Right, if you look back through the history of ideas, every breakthrough builds on prior research and inventions. In the realm of patents and copyrights, this is acknowledged formally: they expire after a certain time and enter the public domain. This also supports the view that the current state of the world, for better or worse, owes much to the past and those who came before (living or not living elements).
Bell Labs being defunded by a deregulated/competetive AT&T was precisely what led to the attempted commercialization of Unix and the near death of what would eventually be called "open source", though. In history as it stands, we had GNU and Linux and all that we lost was a few years.
But it's easy to imagine a world where that didn't happen and BSD was just killed dead. So no OS X, no iOS, no Android, no ChromeOS, and the only vendor able to stand on its own is the one we all agree had the worst product.
Ironically the world where the Bell monopoly was left in place seems to me to be one where we're all stuck running Microsoft Windows on everything, no?

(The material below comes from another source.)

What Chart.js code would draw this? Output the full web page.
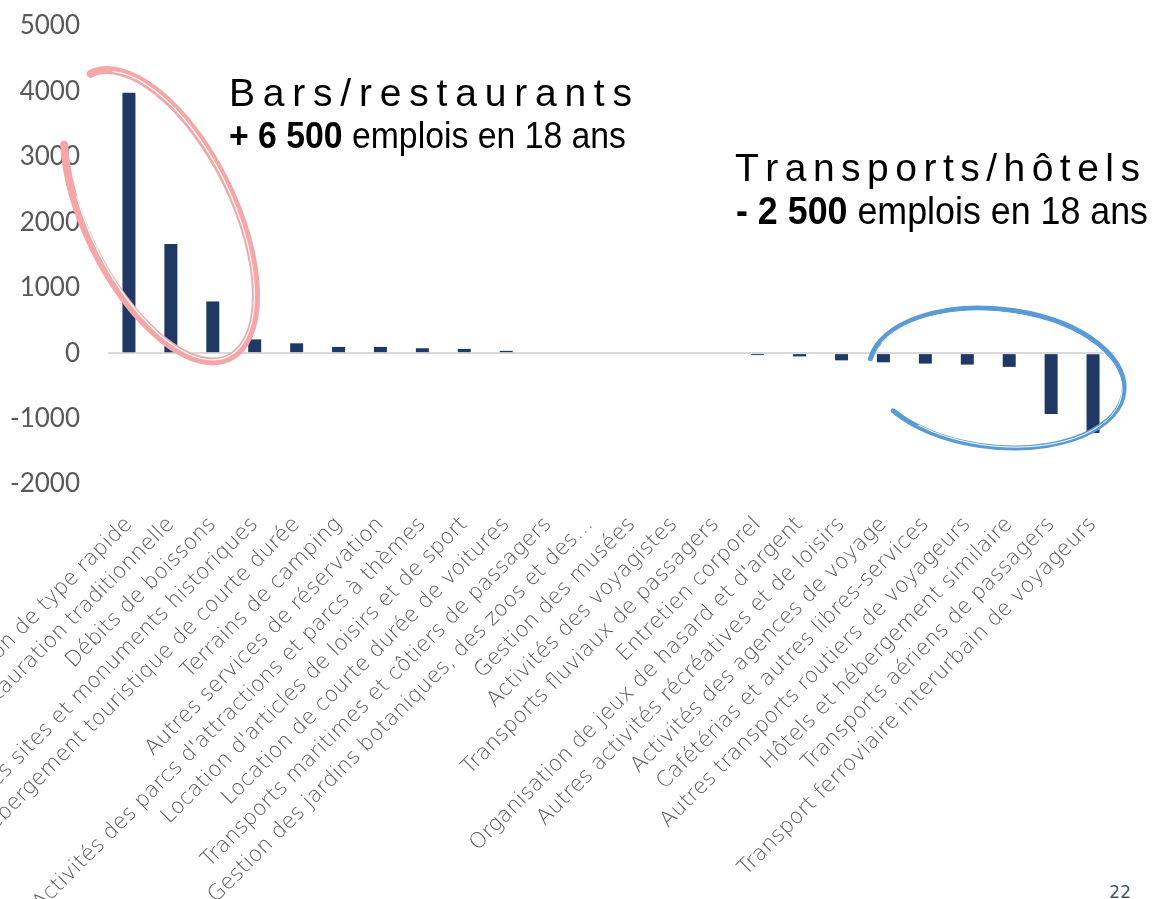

I mean, fine, there's nuance to everything but the idea that "well, open research isn't so important" seems frankly batshit to me. Monopolies fall on their own all the time (Microsoft's did too!). You can't get stuff into the public space that wasn't ever there to begin with.
You’re making the assumption that only corporations can fund or perform basic research. But the transistor was actually the culmination of decades of research by materials scientists and physicists in university and other labs into semiconductors before anyone realized there were applications.
No, I'm making the observation that corporations do fund or perform basic research; and the straightforward inference that removing the incentive for them to do so is bad.
Is that wrong? Possibly. But if you're hanging your argument on the idea that the transistor would have been invented without Bell Labs (or BSD without AT&T's open research, which was my example), I think it's on you to provide the evidence.
>Monopolies fall on their own all the time (Microsoft's did too!)
What in the heck are you talking about??? After Microsoft was convicted, even though they never received any actual punishment, the were very internally cautions about any behaviors that could be perceived as monopolistic. This is like a total misinterpretation of what actually occurred on your part.
And yes, monopolies do fall, after very long periods of time. Some monopoly sitting around 25 years may not seem like much, but that's half an average persons working life.
You responded to a parenthetical. The point was about AT&T, not Microsoft. And yes, they effectively killed BSD, relenting only in the late 90's once it became clear that (post-Linux) there was little value left in Unix. In a different universe, they go to the mattresses with SysV against Windows NT and lose, and we have nothing.
Then AT&T was shut down and Bell Labs went away.
If we take your argument seriously then AT&T shouldn’t have been dismantled. But it was a good thing AT&T was dismantled. It helped lead to the modern internet.
By your logic all Rockefeller had to do in the early 20th century was set up a lab to do basic research and then Standard Oil wouldn’t have been broken up.
Monopolies should be broken up. This is true regardless of any basic research that they fund.